Морозило. Воздух очищался и позванивал. Далеко влево взлетела первая яркая ракета. Андрианов долго следил за ее полетом и вдруг понял, что думает он о Дроботе. Да, у него ордена. Да, он и в самом деле опытный разведчик — не только на словах: лейтенант наблюдал за его действиями на переднем крае. Да, он комсомолец и, кроме того, — доброволец. Все верно. Все правильно. И все-таки… Все-таки лейтенант еще не знал Дробота. И сейчас, перед решительными действиями, ему уже не нравилось, что сержант взял на себя самое главное, самое ответственное — захват «языка». Он — человек новый, неизвестный, а получалось так, что именно он своими действиями отвечал за весь взвод. Тот взвод, который Дроботу был еще ничем, просто очередным местом службы, а для Андрианова — делом его чести, его жизни, его семьей.

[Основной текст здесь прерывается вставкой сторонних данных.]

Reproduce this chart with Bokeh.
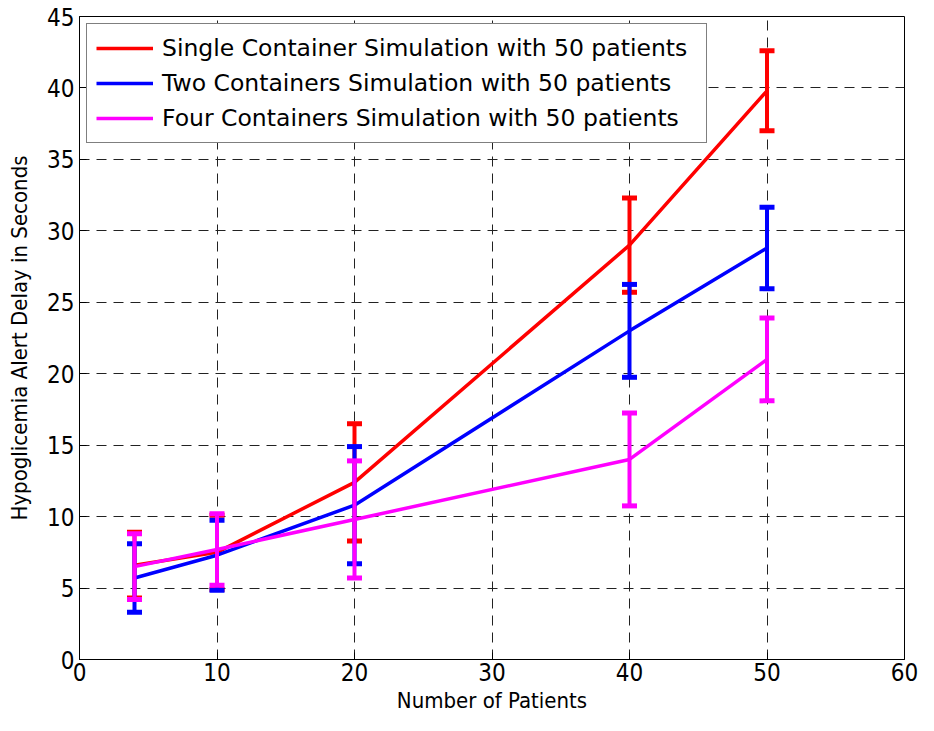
from bokeh.plotting import figure
from bokeh.models import FixedTicker, Legend, LegendItem, Range1d
from bokeh.embed import file_html
from bokeh.resources import INLINE

# ---- data ----
patients = [4, 10, 20, 40, 50]
single = [6.6, 7.5, 12.4, 29.0, 39.8]
single_err = [2.3, 2.6, 4.1, 3.3, 2.8]
two = [5.7, 7.3, 10.8, 23.0, 28.8]
two_err = [2.4, 2.45, 4.1, 3.25, 2.85]
four = [6.5, 7.7, 9.8, 14.0, 21.0]
four_err = [2.3, 2.5, 4.1, 3.25, 2.9]

series_labels = [
    "Single Container Simulation with 50 patients",
    "Two Containers Simulation with 50 patients",
    "Four Containers Simulation with 50 patients",
]
x_ticks = [0, 10, 20, 30, 40, 50, 60]
y_ticks = [0, 5, 10, 15, 20, 25, 30, 35, 40, 45]

colors = ["#ff0000", "#0000ff", "#ff00ff"]

TICK_FONT = "DejaVu Sans Condensed, DejaVu Sans"

p = figure(width=918, height=715, output_backend="svg", toolbar_location=None,
           x_range=Range1d(0, 60), y_range=Range1d(0, 45),
           min_border_left=79, min_border_right=14, min_border_top=16,
           min_border_bottom=56)

p.outline_line_color = "black"
p.outline_line_width = 1
p.background_fill_color = "white"
p.border_fill_color = "white"

for ax in (p.xaxis[0], p.yaxis[0]):
    ax.major_tick_in = 7
    ax.major_tick_out = 0
    ax.minor_tick_line_color = None
    ax.axis_line_color = "black"
    ax.major_tick_line_color = "black"
    ax.major_label_text_font = TICK_FONT
    ax.major_label_text_font_size = "24px"
    ax.major_label_text_color = "black"
    ax.axis_label_text_font = TICK_FONT
    ax.axis_label_text_font_size = "22px"
    ax.axis_label_text_font_style = "normal"
    ax.axis_label_text_color = "black"

p.xaxis.ticker = FixedTicker(ticks=x_ticks)
p.yaxis.ticker = FixedTicker(ticks=y_ticks)
p.xaxis.axis_label = "Number of Patients"
p.yaxis.axis_label = "Hypoglicemia Alert Delay in Seconds"
p.xaxis.major_label_standoff = 3
p.yaxis.major_label_standoff = 5
p.xaxis.axis_label_standoff = 4
p.yaxis.axis_label_standoff = 12

for g in (p.xgrid[0], p.ygrid[0]):
    g.grid_line_color = "#222222"
    g.grid_line_dash = "10 7"
    g.grid_line_width = 1
p.xgrid.ticker = FixedTicker(ticks=x_ticks)
p.ygrid.ticker = FixedTicker(ticks=y_ticks)

legend_items = []
for vals, errs, col, lab in zip([single, two, four], [single_err, two_err, four_err],
                                colors, series_labels):
    upper = [v + e for v, e in zip(vals, errs)]
    lower = [v - e for v, e in zip(vals, errs)]
    ln = p.line(patients, vals, line_color=col, line_width=3.5)
    p.segment(x0=patients, y0=lower, x1=patients, y1=upper, line_color=col, line_width=4)
    p.scatter(patients, upper, marker="dash", size=15, line_color=col, line_width=5)
    p.scatter(patients, lower, marker="dash", size=15, line_color=col, line_width=5)
    legend_items.append(LegendItem(label=lab, renderers=[ln]))

legend = Legend(items=legend_items, location="top_left")
legend.margin = 7
legend.padding = 9
legend.spacing = 5
legend.glyph_width = 57
legend.glyph_height = 30
legend.label_height = 30
legend.label_standoff = 9
legend.label_width = 535
legend.label_text_font = "DejaVu Sans"
legend.label_text_font_size = "23.5px"
legend.label_text_color = "black"
legend.border_line_color = "black"
legend.border_line_width = 1
legend.background_fill_color = "white"
legend.background_fill_alpha = 1
p.add_layout(legend, "center")

open("out.html", "w").write(file_html(p, INLINE))
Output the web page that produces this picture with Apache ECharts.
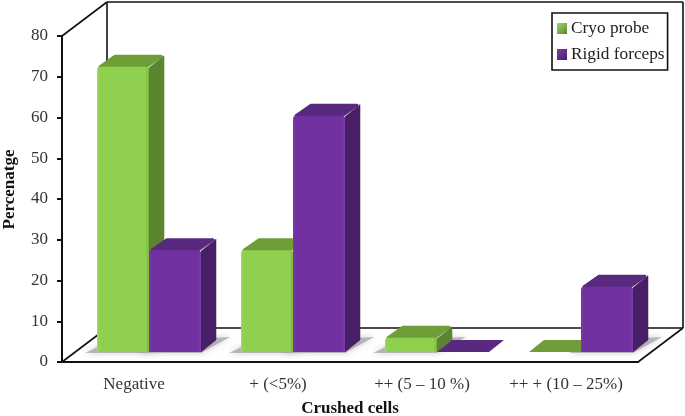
<!DOCTYPE html>
<html><head><meta charset="utf-8">
<style>html,body{margin:0;padding:0;background:#fff}#c{width:685px;height:416px;filter:blur(0.35px)}</style>
<script src="https://cdn.jsdelivr.net/npm/echarts@6/dist/echarts.min.js"></script></head>
<body><div id="c"></div>
<script>
const categories = ['Negative', '+ (<5%)', '++ (5 – 10 %)', '++ + (10 – 25%)'];
const cryoProbe = [70, 25, 3.5, 0];
const rigidForceps = [25, 58, 0, 16];
const yTicks = {min: 0, max: 80, interval: 10};

const FONT = '"Liberation Serif","Times New Roman",serif';
const DEPTH = [45, -34];      // full chart depth on screen
const BAR_OFF = [15, -10];    // bar front plane relative to axis plane
const BAR_D = [15, -12];      // bar depth
const BAR_W = 0.361;          // bar width in category widths

const pal = {
  green: {edgeL:'#9ddc5c', front:'#8fd14f', edgeR:'#79b53e', top:'#6f9e38', side:'#5c8530'},
  purple:{edgeL:'#7b3bab', front:'#7030a0', edgeR:'#7a39aa', top:'#59287f', side:'#461f66'}
};

function frameItem(params, api){
  const c = params.coordSys, x0=c.x, x1=c.x+c.width, y0=c.y, y1=c.y+c.height;
  const dx=DEPTH[0], dy=DEPTH[1];
  const seg=(a,b,cc,d)=>({type:'line',shape:{x1:a,y1:b,x2:cc,y2:d},style:{stroke:'#111',lineWidth:1.6,fill:null}});
  return {type:'group',children:[
    seg(x0+dx,y0+dy,x1+dx,y0+dy),
    seg(x0+dx,y0+dy,x0+dx,y1+dy),
    seg(x1+dx,y0+dy,x1+dx,y1+dy),
    seg(x0+dx,y1+dy,x1+dx,y1+dy),
    seg(x0,y0,x0+dx,y0+dy),
    seg(x0,y1,x0+dx,y1+dy),
    seg(x1,y1,x1+dx,y1+dy)
  ]};
}
function barGeom(api, slot){
  const p0=api.coord([api.value(0),0]), p1=api.coord([api.value(0),api.value(1)]);
  const w=api.size([1,0])[0]*BAR_W;
  const x=p0[0]+BAR_OFF[0]+(slot===0?-w:0);
  return {x,w,yb:p0[1]+BAR_OFF[1],yt:p1[1]+BAR_OFF[1],v:api.value(1)};
}
function shadowItem(slot){
  return function(params,api){
    const g=barGeom(api,slot);
    if(g.v<=0) return {type:'group',children:[]};
    const col='rgba(165,165,165,0.75)';
    return {type:'polygon',shape:{points:[
      [g.x-12,g.yb+1],[g.x+g.w,g.yb+1],[g.x+g.w+BAR_D[0]+14,g.yb+BAR_D[1]-3],[g.x+BAR_D[0],g.yb+BAR_D[1]]
    ]},style:{fill:col,shadowBlur:6,shadowColor:col}};
  };
}
function barItem(slot,c){
  return function(params,api){
    const g=barGeom(api,slot), dx=BAR_D[0], dy=BAR_D[1];
    const kids=[];
    const h=g.yb-g.yt;
    const rnd=h>0?3:0, lw=h>0?3:0;
    // top
    kids.push({type:'polygon',shape:{points:[
      [g.x+rnd,g.yt],[g.x+g.w-rnd,g.yt],[g.x+g.w+dx-rnd,g.yt+dy+rnd/2],[g.x+dx+rnd,g.yt+dy+rnd/2]
    ]},style:{fill:c.top,stroke:c.top,lineWidth:lw,lineJoin:'round'}});
    if(h>0){
      // side
      kids.push({type:'polygon',shape:{points:[
        [g.x+g.w,g.yt+1],[g.x+g.w+dx,g.yt+dy+1],[g.x+g.w+dx,g.yb+dy],[g.x+g.w,g.yb]
      ]},style:{fill:c.side,stroke:c.side,lineWidth:0.6,lineJoin:'round'}});
      // front
      kids.push({type:'rect',shape:{x:g.x,y:g.yt,width:g.w,height:h,r:[3,3,0,0]},style:{
        fill:new echarts.graphic.LinearGradient(0,0,1,0,[
          {offset:0,color:c.edgeL},{offset:0.05,color:c.front},{offset:0.93,color:c.front},{offset:1,color:c.edgeR}
        ])}});
    }
    return {type:'group',children:kids};
  };
}
const rows=a=>a.map((v,i)=>[i,v]);
const legendFill=c=>new echarts.graphic.LinearGradient(0,0,1,1,[{offset:0,color:c.edgeL},{offset:1,color:c.side}]);

const chart=echarts.init(document.getElementById('c'),null,{renderer:'canvas'});
chart.setOption({
  animation:false,
  backgroundColor:'#fff',
  textStyle:{fontFamily:FONT},
  grid:{left:62,right:47,top:36,bottom:54,outerBoundsMode:'none'},
  legend:{
    data:['Cryo probe','Rigid forceps'],orient:'vertical',left:552,top:13,icon:'rect',
    borderColor:'#111',borderWidth:1.6,padding:[7,3,7,5],itemWidth:10,itemHeight:11,itemGap:9,
    textStyle:{fontFamily:FONT,fontSize:17.3,color:'#222',padding:[0,0,0,-1]}
  },
  xAxis:{type:'category',data:categories,
    name:'Crushed cells',nameLocation:'middle',nameGap:38,
    nameTextStyle:{fontFamily:FONT,fontSize:17,fontWeight:'bold',color:'#111'},
    axisLine:{lineStyle:{color:'#111',width:2}},
    axisTick:{length:5,lineStyle:{color:'#111',width:2}},
    axisLabel:{fontFamily:FONT,fontSize:17,color:'#333',margin:14,interval:0},
    splitLine:{show:false}},
  yAxis:{type:'value',min:yTicks.min,max:yTicks.max,interval:yTicks.interval,
    name:'Percenatge',nameLocation:'middle',nameGap:44,
    nameTextStyle:{fontFamily:FONT,fontSize:17,fontWeight:'bold',color:'#111',padding:[0,0,0,19]},
    axisLine:{show:true,lineStyle:{color:'#111',width:2}},
    axisTick:{show:true,length:5,lineStyle:{color:'#111',width:2}},
    axisLabel:{fontFamily:FONT,fontSize:17,color:'#333',margin:14},
    splitLine:{show:false}},
  series:[
    {name:'frame',type:'custom',z:1,data:[[0,0]],renderItem:frameItem,silent:true},
    {name:'shadowA',type:'custom',z:2,data:rows(cryoProbe),renderItem:shadowItem(0),silent:true},
    {name:'shadowB',type:'custom',z:2,data:rows(rigidForceps),renderItem:shadowItem(1),silent:true},
    {name:'Cryo probe',type:'custom',z:3,data:rows(cryoProbe),renderItem:barItem(0,pal.green),
      itemStyle:{color:legendFill(pal.green)},encode:{x:0,y:1}},
    {name:'Rigid forceps',type:'custom',z:4,data:rows(rigidForceps),renderItem:barItem(1,pal.purple),
      itemStyle:{color:legendFill(pal.purple)},encode:{x:0,y:1}}
  ]
});
</script></body></html>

Справа мигнула красная точка и скрылась. Потом донесся легкий шумок и смолк. Лейтенант насторожился и вдруг почувствовал, что рядом с ним кто-то стоит. Он резко обернулся и узнал Прокофьева. Разведчик наклонился и шепнул:
— Рановато они подбираются… Неужели опять заметили?
Лейтенант не мог объяснить ему, что радуется тому, что противник заметил их, и тому, что они действуют точно так же, как и в прошлый раз. Ни Прокофьев, ни другие разведчики об этом знать не должны. Поэтому Андрианов нахмурился и хотел сразу же отослать Прокофьева в землянку, но тот опередил командира.
— Все, как в прошлый раз… — озабоченно вздохнул и подкинул: — А новеньких разведчиков в самое легкое место пустили… Как бы оно самым трудным не оказалось. Может, мне там приглядеть, товарищ лейтенант?
Прокофьев нанес удар по самому больному месту, и лейтенант, несмотря на явную жертвенность разведчика, вскипел:
— Я приказал не выходить из землянок. Марш на место!
Прокофьев, покорно наклонив голову, скрылся в темноте. Последние дни перед поиском он жил легко, свято веря в свою исключительность и неуязвимость. Но здесь, в напряженной темноте передовой, как и раньше, он опять раздвоился. Былой веры в свою удачу не осталось: был страх. Прокофьев понимал, что идет в бой вместе со взводом и, значит, подвергается той же опасности, что и все. Эта общая опасность заставляла его думать о взводе, о его делах, и оп искренне высказал лейтенанту свои сомнения.